Look through the listing for the word "this". Copy each line that has it.

[Charts and diagrams as code]
-=-=-

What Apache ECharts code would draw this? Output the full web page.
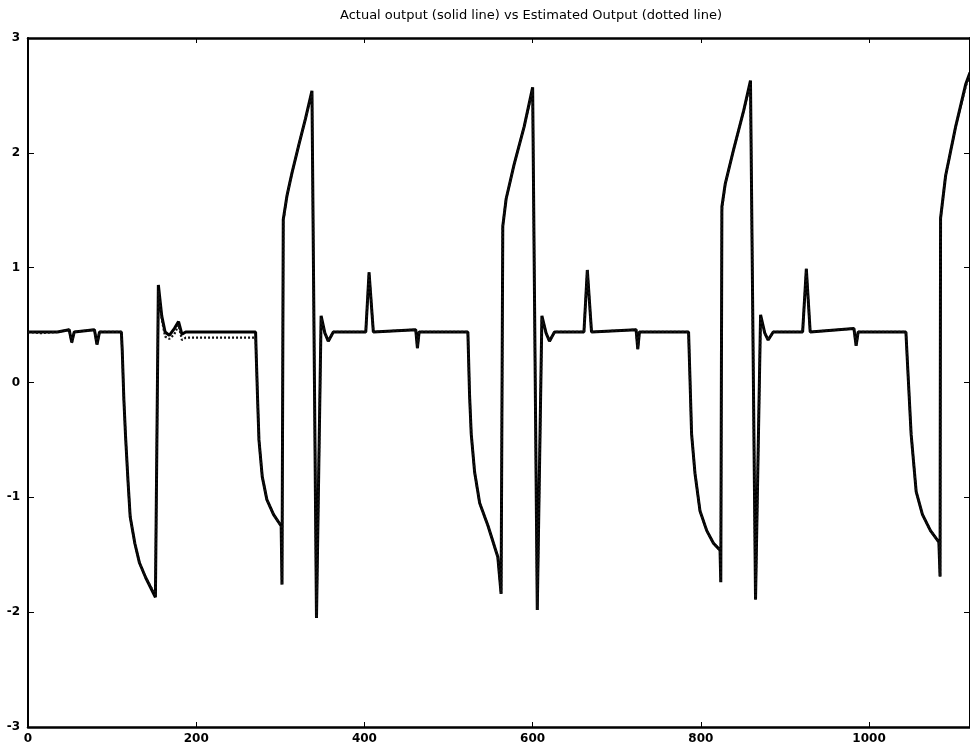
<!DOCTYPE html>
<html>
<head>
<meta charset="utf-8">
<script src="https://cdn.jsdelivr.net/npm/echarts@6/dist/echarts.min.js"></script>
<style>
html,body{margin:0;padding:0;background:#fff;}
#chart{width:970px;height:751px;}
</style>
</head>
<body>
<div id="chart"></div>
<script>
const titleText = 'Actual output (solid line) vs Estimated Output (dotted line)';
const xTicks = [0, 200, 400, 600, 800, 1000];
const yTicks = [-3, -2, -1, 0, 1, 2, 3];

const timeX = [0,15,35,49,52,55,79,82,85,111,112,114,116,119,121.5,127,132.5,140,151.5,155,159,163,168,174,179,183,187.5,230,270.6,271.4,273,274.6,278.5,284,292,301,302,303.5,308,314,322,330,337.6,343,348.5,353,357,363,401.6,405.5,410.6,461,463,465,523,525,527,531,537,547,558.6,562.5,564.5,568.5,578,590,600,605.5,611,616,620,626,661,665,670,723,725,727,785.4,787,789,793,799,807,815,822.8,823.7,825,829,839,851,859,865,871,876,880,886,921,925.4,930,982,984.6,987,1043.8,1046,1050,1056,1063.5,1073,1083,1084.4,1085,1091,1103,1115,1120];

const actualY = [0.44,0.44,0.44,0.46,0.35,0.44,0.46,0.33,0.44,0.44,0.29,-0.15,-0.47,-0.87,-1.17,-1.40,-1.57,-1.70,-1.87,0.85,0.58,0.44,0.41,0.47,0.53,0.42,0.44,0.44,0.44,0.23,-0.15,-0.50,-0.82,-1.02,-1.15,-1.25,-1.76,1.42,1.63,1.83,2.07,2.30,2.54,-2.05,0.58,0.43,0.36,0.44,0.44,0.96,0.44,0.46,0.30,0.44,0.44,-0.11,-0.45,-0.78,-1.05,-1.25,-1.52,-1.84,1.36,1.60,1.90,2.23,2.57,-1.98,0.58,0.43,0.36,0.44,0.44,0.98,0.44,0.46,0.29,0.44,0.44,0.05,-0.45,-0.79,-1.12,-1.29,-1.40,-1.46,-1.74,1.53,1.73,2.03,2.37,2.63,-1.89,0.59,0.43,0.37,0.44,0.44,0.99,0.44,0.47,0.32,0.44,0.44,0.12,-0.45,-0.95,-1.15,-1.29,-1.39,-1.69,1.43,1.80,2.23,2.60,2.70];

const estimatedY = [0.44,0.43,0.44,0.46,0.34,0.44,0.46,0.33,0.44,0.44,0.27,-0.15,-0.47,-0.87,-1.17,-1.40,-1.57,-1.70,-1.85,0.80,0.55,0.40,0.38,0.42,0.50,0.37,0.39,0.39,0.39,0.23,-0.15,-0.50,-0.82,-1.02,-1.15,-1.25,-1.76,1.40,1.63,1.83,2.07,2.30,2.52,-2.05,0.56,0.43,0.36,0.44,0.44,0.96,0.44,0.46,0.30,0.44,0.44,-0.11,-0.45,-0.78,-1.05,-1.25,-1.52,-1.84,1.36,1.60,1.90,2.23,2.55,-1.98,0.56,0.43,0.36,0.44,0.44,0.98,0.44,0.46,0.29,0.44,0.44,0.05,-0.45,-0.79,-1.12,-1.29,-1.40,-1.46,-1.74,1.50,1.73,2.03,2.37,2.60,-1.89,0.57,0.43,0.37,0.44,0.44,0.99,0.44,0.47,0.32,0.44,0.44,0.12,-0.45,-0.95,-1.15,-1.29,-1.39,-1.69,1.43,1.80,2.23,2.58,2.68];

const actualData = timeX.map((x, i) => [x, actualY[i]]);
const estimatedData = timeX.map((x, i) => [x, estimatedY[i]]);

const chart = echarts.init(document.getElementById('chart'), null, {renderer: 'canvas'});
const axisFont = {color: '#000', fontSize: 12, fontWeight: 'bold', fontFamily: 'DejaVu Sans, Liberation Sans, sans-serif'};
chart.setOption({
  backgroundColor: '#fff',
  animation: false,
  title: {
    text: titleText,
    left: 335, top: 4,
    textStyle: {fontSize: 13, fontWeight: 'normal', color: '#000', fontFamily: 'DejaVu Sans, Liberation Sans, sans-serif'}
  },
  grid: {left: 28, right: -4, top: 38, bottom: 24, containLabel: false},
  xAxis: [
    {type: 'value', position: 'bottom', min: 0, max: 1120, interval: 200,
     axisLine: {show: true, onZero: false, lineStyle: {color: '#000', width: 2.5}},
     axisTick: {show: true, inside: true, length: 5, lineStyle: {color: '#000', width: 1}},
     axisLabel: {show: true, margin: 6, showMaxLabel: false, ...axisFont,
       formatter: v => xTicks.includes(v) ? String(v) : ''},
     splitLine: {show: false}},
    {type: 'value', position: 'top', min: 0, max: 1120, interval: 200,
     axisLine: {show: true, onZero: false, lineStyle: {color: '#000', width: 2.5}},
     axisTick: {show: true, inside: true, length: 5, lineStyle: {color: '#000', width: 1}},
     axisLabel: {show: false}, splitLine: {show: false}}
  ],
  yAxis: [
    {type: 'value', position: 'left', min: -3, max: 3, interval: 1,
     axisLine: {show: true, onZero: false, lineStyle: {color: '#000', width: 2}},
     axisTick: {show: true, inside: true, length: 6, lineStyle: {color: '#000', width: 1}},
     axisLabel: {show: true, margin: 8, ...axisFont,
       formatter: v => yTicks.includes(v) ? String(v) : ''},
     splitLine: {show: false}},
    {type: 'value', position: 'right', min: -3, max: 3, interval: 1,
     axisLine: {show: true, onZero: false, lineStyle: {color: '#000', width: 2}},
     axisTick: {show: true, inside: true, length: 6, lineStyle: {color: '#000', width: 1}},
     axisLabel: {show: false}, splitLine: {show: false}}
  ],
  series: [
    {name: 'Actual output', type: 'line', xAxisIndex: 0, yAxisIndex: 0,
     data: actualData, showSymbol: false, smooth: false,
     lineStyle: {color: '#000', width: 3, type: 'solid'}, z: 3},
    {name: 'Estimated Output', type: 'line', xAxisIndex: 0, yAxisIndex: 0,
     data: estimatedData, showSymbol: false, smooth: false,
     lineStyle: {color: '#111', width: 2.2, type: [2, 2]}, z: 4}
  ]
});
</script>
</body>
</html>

-=-=-

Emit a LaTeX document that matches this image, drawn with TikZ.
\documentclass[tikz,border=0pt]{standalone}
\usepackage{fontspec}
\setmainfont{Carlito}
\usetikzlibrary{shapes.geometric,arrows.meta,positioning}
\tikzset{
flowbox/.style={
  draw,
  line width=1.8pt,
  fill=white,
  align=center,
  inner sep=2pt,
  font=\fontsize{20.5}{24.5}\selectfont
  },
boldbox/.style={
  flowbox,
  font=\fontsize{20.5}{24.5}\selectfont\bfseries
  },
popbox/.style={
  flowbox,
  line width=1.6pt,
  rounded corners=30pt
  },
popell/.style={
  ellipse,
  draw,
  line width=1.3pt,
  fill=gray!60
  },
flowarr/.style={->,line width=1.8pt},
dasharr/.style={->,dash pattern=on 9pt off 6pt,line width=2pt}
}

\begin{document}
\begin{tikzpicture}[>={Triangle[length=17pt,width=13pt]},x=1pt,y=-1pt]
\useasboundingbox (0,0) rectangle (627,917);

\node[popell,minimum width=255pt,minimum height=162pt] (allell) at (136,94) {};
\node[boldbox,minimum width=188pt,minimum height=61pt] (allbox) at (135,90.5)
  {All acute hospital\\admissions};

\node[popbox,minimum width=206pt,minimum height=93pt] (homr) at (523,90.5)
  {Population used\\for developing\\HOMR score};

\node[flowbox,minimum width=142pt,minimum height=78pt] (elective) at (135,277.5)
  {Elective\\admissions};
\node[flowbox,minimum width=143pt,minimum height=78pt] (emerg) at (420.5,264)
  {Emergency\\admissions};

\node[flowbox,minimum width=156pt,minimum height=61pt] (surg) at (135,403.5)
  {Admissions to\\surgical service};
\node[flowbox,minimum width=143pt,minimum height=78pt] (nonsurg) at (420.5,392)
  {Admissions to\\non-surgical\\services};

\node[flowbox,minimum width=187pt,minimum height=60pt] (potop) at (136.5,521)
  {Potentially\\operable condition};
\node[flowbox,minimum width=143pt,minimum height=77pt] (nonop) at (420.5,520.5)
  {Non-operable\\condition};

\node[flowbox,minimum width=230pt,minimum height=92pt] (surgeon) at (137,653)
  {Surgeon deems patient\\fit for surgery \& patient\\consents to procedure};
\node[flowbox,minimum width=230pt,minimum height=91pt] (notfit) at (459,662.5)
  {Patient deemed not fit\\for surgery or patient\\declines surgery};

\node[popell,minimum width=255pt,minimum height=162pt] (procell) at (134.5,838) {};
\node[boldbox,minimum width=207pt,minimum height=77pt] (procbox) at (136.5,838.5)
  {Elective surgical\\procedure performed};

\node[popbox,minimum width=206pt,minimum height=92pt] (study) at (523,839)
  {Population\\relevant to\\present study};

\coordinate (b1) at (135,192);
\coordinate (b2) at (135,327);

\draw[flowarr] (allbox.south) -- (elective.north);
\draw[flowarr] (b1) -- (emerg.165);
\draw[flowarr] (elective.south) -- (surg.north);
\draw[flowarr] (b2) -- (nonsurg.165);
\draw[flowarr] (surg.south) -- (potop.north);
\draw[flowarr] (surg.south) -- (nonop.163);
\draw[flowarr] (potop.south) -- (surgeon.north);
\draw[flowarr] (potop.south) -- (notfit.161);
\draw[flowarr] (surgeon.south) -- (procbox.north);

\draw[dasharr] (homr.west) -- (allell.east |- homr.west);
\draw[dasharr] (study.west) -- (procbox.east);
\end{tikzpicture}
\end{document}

-=-=-

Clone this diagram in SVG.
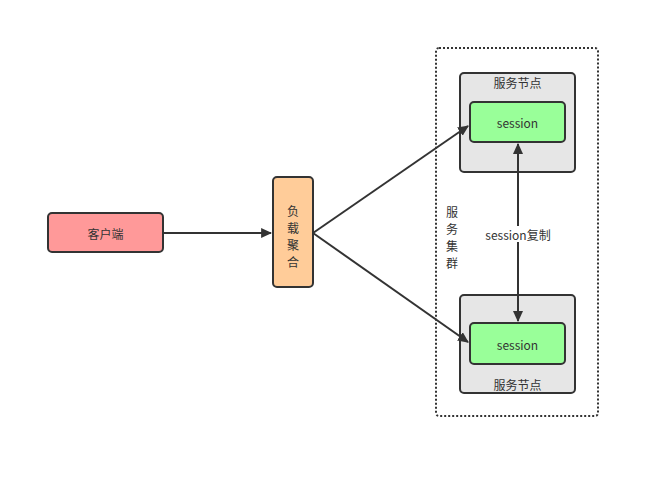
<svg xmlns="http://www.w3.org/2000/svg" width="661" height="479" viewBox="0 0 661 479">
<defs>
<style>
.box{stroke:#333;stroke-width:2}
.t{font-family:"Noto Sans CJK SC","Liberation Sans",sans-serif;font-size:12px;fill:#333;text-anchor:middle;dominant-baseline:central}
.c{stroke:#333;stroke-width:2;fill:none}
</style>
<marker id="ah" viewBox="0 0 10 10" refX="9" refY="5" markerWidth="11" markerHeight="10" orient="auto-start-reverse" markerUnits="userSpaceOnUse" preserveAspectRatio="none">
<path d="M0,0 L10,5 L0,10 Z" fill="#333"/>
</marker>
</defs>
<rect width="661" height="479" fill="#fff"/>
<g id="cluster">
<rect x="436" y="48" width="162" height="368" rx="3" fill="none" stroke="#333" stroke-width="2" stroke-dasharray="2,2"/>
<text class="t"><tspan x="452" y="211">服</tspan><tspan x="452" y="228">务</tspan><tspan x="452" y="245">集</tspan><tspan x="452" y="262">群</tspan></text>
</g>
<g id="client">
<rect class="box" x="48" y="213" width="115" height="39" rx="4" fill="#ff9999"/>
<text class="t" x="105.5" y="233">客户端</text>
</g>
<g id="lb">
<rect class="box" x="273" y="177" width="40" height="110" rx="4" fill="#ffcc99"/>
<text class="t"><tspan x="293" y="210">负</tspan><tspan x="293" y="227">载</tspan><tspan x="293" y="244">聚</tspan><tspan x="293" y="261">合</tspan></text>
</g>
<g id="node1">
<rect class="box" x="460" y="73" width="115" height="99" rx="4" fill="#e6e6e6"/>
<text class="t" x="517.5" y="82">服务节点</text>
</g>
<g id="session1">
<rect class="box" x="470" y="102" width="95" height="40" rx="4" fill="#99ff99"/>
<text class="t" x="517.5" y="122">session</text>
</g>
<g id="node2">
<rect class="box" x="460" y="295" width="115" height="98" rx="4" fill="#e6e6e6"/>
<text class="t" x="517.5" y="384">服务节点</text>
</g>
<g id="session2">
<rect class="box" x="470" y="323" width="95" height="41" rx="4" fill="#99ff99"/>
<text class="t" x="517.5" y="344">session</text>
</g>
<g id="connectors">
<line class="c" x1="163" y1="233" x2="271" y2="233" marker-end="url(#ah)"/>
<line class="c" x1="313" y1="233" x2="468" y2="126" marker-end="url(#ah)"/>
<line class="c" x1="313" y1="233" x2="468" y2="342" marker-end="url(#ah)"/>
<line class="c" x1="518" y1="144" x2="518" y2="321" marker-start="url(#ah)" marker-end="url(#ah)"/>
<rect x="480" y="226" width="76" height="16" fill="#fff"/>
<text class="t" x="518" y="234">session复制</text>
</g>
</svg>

-=-=-

## Written reply
What Apache ECharts code would draw this? Output the full web page.
Emit a LaTeX document that matches this image, drawn with TikZ.
Clone this diagram in SVG.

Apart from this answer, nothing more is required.